最終回 「曽根崎心中万吉心中 (そねざきしんじゅうとまんきちのおもい)」 2016.3.3

 恋の無残な結末を見た近松は、不謹慎と思いつつ言葉が溢れて書かずにいられない。晴れて初演の日、行方不明となっていた九平次が現れ、近松めがけ白刃を振りかざすが、守護者がそれを阻む。結局、初回に出た幼き日の「作家としての発端」が、「彼」の正体であった。
いつもにもまして虚構と現実が入り乱れるみごとな最終回、松尾スズキの顔芸も堪能できる。

琵琶湖

ロケ地

  • 天神の森、雑木まじり竹林に大岩露出のアレ。蓆をかけられた死体のある窪地は下鴨神社糺の森池跡。蓆から出ている足が妙な感じでアップになるが、この時点では、事件現場のベランダをズームアップしたりする類の、卑しい視線に見える。
  • 新作浄瑠璃が大当たりをとった祝いの宴で語られる「真相」、二人がいま鯖を獲って暮らしを立てている越前の浜、琵琶湖東岸汀(砂浜、波は穏やか)
  • 「我が良き友よ」が流れる中、踊りながら不孝糖を売り歩く万吉、亀岡か。「重機で均し固めたような砂地」の向こうから万吉がのぼってくる。このあとは足元映らず(アワダチソウの先っぽがちらり)、山稜が背景に来る。

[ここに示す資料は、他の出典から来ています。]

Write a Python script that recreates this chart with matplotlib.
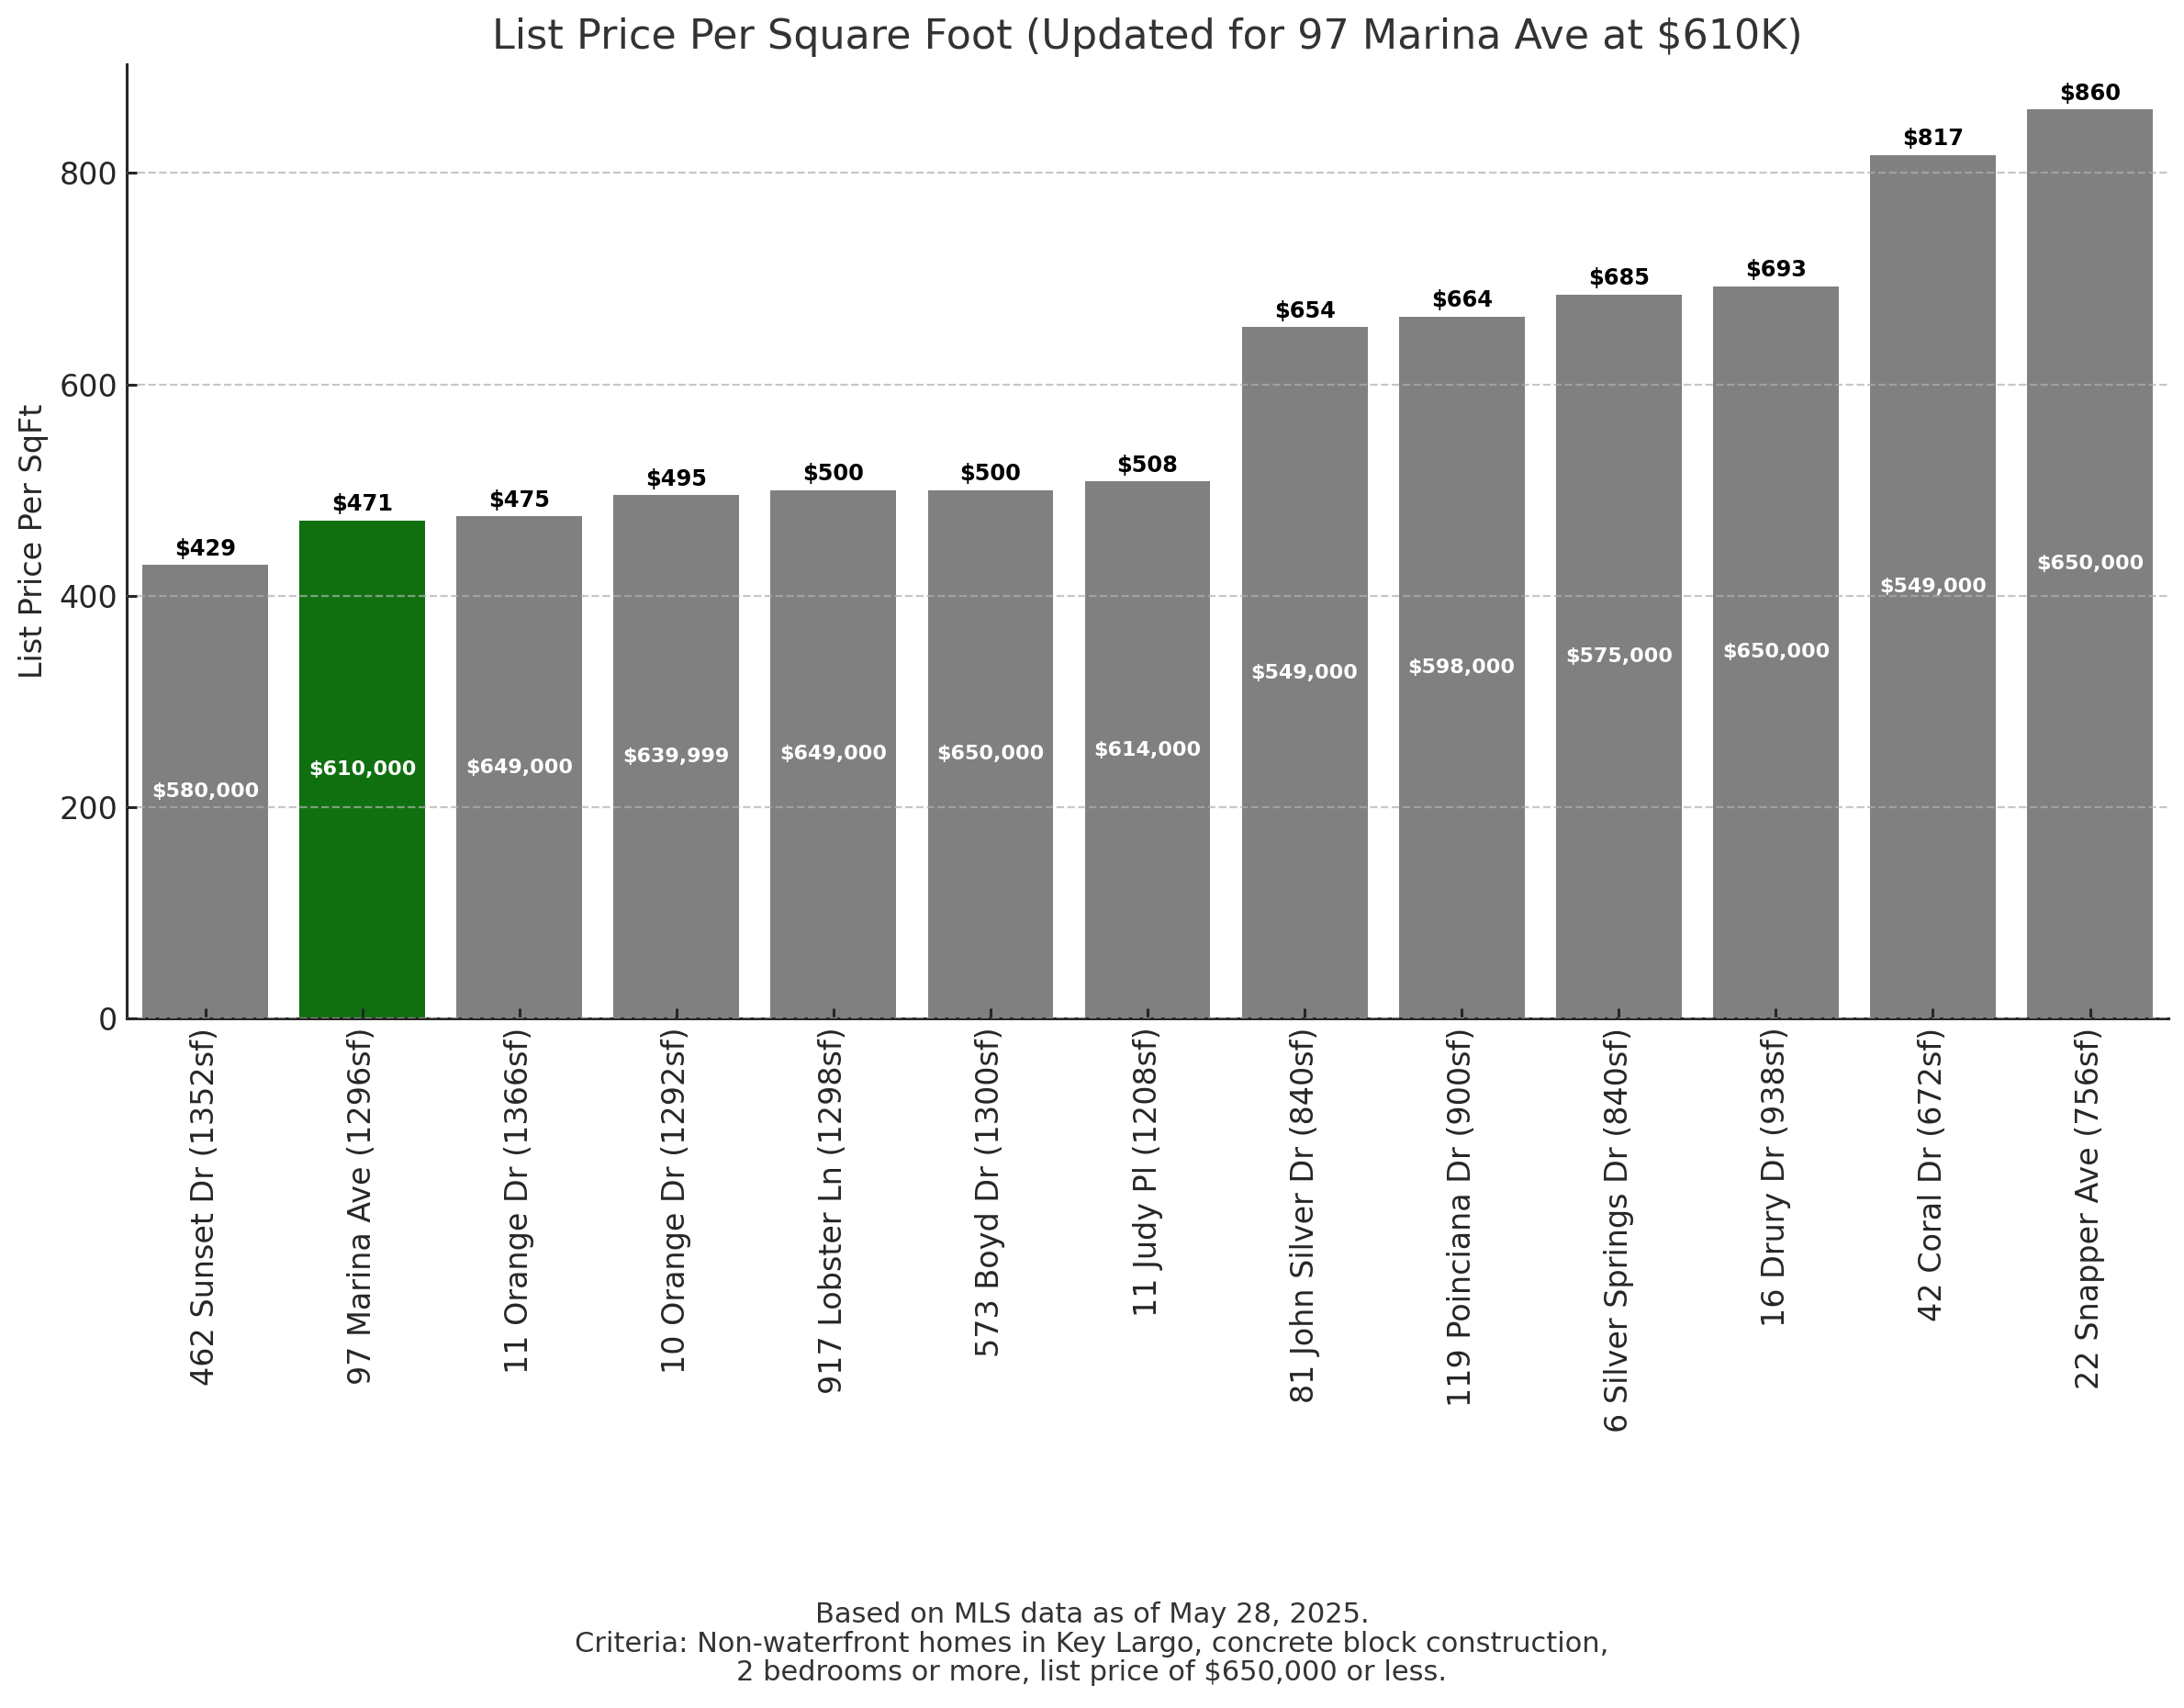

万吉/青木崇高 お袖/優香 平野屋徳兵衛/小池徹平 お初/早見あかり 黒田屋九平次/山崎銀之丞 喜助/徳井優 天満屋吉兵衛/佐川満男 佐七/茂山逸平 伊八/村上かず お鈴/川崎亜沙美 お雛/鳥居香奈 お里/辻本瑞貴 料理人・鉄/蟷螂襲 料理人・六/中村大輝 定吉/玉山詩 勘吉/森脇柊哉 少年時代の近松/松田優祐 青年時代の近松/今村雄一 瓦版屋/いわすとおる 同心/酒井高陽 近所の老婆/朝比奈潔子 若い頃の喜里/原尚子 義太夫節指導・竹澤権右衛門/竹澤團七 人形監修 お初・九平次(人形)/桐竹勘十郎 お初・九平次(人形)/吉田勘彌 徳兵衛(人形)/吉田幸助 吉田勘一 桐竹紋臣 桐竹勘介 吉田蓑之 吉田蓑悠 桐竹勘昇 竹本義太夫/北村有起哉 お玉/高岡早紀 平野屋忠右衛門/岸辺一徳 喜里/富司純子 近松門左衛門/松尾スズキ

演出/梶原登城

※「うた」はさすがに無いかと思わせて最後に出る。アニメはその後を追う。
※「にんじょうぎょうるり」の起こりも判明。